>> START

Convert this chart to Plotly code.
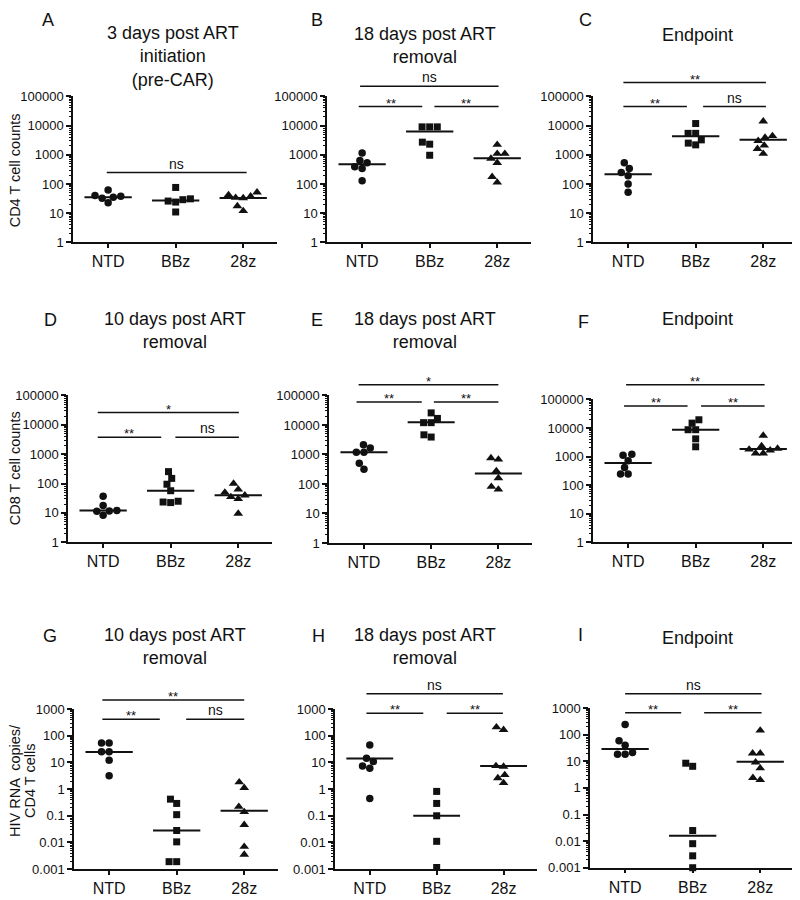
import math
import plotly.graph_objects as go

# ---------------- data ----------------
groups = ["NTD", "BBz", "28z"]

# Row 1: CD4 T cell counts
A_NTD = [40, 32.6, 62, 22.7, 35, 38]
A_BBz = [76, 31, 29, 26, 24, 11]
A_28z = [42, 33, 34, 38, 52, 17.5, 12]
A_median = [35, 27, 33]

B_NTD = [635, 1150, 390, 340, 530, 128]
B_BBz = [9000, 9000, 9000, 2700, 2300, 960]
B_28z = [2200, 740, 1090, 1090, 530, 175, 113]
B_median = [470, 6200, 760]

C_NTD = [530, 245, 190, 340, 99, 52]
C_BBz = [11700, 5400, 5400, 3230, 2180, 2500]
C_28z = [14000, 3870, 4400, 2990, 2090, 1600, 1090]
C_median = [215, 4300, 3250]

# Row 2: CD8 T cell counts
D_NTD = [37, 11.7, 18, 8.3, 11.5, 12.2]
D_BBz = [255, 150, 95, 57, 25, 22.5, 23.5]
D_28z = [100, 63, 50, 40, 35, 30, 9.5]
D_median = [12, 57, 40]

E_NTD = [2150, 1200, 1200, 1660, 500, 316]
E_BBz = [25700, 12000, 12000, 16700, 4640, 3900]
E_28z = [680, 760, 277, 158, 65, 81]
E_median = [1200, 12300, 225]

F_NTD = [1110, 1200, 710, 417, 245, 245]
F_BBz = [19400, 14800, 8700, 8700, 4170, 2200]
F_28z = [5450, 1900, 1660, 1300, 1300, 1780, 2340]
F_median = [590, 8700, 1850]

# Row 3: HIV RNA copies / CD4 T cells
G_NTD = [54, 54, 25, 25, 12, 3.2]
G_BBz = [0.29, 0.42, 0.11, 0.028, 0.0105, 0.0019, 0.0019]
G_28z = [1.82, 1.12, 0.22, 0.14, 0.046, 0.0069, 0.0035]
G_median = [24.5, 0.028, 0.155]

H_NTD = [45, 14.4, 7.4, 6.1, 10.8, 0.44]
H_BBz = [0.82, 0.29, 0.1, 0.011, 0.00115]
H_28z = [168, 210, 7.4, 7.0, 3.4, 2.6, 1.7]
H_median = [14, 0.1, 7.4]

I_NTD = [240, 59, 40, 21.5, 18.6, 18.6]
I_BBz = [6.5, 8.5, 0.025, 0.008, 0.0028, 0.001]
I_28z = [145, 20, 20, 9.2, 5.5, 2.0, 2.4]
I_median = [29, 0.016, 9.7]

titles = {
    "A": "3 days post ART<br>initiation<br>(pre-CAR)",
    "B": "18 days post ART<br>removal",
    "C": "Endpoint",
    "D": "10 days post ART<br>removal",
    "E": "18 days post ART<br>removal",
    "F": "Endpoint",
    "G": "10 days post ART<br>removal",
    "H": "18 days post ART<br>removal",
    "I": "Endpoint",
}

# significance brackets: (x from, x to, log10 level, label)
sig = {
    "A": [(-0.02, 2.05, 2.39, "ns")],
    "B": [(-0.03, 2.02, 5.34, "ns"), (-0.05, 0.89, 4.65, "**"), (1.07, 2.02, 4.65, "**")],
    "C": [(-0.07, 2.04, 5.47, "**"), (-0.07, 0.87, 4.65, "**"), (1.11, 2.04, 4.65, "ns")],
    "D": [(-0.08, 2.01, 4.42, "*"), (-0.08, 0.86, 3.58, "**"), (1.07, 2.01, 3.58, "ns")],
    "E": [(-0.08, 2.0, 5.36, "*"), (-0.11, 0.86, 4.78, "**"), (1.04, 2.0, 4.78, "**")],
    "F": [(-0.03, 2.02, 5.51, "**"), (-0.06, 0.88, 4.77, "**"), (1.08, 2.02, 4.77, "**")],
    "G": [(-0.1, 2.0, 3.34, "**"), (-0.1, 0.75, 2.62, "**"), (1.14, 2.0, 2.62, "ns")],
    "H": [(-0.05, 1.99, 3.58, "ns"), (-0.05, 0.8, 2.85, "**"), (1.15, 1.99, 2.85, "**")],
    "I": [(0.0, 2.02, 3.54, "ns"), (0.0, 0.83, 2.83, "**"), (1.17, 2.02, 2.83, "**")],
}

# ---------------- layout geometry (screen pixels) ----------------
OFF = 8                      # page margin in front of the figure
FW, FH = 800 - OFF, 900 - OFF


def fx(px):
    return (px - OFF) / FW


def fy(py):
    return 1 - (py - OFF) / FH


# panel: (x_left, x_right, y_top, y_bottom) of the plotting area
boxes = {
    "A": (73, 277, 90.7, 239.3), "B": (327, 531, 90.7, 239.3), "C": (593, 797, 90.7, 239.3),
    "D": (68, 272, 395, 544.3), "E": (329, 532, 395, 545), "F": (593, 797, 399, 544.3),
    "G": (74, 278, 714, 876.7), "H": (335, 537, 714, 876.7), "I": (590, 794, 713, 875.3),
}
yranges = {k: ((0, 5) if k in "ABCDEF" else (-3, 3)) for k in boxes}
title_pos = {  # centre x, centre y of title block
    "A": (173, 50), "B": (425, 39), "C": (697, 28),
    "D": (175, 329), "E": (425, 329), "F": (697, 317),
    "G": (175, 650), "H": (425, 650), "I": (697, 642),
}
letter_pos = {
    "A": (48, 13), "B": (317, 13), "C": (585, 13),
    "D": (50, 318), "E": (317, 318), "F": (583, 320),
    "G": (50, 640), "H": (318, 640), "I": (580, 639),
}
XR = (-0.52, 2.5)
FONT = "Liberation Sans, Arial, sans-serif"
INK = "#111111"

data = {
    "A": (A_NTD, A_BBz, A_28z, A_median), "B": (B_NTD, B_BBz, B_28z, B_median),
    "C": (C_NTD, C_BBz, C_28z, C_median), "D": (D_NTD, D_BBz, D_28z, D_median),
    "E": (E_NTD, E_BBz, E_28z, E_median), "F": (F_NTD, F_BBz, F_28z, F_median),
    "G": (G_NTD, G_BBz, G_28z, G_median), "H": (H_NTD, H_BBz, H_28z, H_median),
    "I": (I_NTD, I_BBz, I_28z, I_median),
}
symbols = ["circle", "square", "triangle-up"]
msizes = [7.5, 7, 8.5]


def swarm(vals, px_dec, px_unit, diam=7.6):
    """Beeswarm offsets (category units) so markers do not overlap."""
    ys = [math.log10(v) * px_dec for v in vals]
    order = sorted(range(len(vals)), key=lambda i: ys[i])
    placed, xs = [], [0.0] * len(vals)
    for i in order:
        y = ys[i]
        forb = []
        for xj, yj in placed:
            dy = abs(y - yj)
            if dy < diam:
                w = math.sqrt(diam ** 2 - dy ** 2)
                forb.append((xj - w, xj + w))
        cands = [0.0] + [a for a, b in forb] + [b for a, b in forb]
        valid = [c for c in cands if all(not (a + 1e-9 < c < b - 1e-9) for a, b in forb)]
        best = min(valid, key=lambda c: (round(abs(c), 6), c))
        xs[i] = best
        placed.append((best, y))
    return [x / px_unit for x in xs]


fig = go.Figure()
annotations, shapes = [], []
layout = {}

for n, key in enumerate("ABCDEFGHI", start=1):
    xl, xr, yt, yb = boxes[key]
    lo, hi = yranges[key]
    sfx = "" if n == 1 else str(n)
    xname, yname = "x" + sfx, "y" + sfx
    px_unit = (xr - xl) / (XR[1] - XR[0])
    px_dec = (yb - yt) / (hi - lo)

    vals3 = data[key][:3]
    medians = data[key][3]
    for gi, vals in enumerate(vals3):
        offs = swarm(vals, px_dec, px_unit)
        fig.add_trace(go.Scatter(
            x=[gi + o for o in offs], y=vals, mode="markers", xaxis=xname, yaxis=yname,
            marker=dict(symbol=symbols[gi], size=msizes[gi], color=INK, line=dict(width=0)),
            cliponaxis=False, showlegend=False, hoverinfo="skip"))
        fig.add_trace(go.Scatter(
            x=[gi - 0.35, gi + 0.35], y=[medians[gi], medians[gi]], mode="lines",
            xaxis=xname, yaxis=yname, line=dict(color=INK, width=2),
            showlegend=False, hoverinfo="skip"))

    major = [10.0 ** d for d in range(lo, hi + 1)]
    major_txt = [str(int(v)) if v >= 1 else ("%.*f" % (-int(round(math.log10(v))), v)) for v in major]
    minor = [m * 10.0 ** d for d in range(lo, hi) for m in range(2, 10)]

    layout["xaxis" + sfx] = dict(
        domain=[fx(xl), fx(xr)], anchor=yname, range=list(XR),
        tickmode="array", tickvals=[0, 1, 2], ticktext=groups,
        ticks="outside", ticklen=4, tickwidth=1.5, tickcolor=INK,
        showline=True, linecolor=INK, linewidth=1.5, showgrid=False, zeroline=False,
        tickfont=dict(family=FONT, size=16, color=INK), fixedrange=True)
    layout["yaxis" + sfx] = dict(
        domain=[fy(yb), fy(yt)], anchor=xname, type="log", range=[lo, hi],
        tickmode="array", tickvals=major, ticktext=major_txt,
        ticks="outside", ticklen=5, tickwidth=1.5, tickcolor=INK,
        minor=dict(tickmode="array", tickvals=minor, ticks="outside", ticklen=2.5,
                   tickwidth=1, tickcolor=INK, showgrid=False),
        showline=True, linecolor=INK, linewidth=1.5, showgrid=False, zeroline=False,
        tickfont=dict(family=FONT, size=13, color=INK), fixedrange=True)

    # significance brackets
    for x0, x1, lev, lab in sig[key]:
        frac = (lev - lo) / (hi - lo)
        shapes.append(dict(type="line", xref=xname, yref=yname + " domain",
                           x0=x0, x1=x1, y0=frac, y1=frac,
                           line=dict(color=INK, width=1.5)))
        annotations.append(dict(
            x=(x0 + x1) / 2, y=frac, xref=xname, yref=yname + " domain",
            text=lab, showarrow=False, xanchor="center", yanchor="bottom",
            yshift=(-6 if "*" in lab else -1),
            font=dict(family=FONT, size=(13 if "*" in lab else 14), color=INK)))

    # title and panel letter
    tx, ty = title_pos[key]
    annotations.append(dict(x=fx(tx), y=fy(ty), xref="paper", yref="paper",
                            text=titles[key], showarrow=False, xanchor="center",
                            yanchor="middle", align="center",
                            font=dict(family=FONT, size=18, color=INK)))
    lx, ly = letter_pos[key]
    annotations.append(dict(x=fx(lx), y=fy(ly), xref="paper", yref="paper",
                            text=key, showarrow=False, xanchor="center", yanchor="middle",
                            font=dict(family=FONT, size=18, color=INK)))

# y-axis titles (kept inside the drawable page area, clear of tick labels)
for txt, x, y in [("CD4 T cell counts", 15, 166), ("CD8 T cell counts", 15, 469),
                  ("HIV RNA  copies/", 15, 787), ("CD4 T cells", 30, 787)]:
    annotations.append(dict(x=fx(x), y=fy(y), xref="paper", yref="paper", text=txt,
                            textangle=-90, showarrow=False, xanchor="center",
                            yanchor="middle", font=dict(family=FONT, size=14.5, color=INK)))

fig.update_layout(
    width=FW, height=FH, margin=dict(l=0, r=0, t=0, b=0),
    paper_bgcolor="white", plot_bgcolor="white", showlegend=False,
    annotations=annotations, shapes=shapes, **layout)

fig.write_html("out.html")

>> END

__Problem statement__. Every line from the top of the material above through the line with "B_median = [470, 6200, 760]" should be duplicated exactly, please; leave out the pictures.

__Answer to the exercise__.
Convert this chart to Plotly code.
import math
import plotly.graph_objects as go

# ---------------- data ----------------
groups = ["NTD", "BBz", "28z"]

# Row 1: CD4 T cell counts
A_NTD = [40, 32.6, 62, 22.7, 35, 38]
A_BBz = [76, 31, 29, 26, 24, 11]
A_28z = [42, 33, 34, 38, 52, 17.5, 12]
A_median = [35, 27, 33]

B_NTD = [635, 1150, 390, 340, 530, 128]
B_BBz = [9000, 9000, 9000, 2700, 2300, 960]
B_28z = [2200, 740, 1090, 1090, 530, 175, 113]
B_median = [470, 6200, 760]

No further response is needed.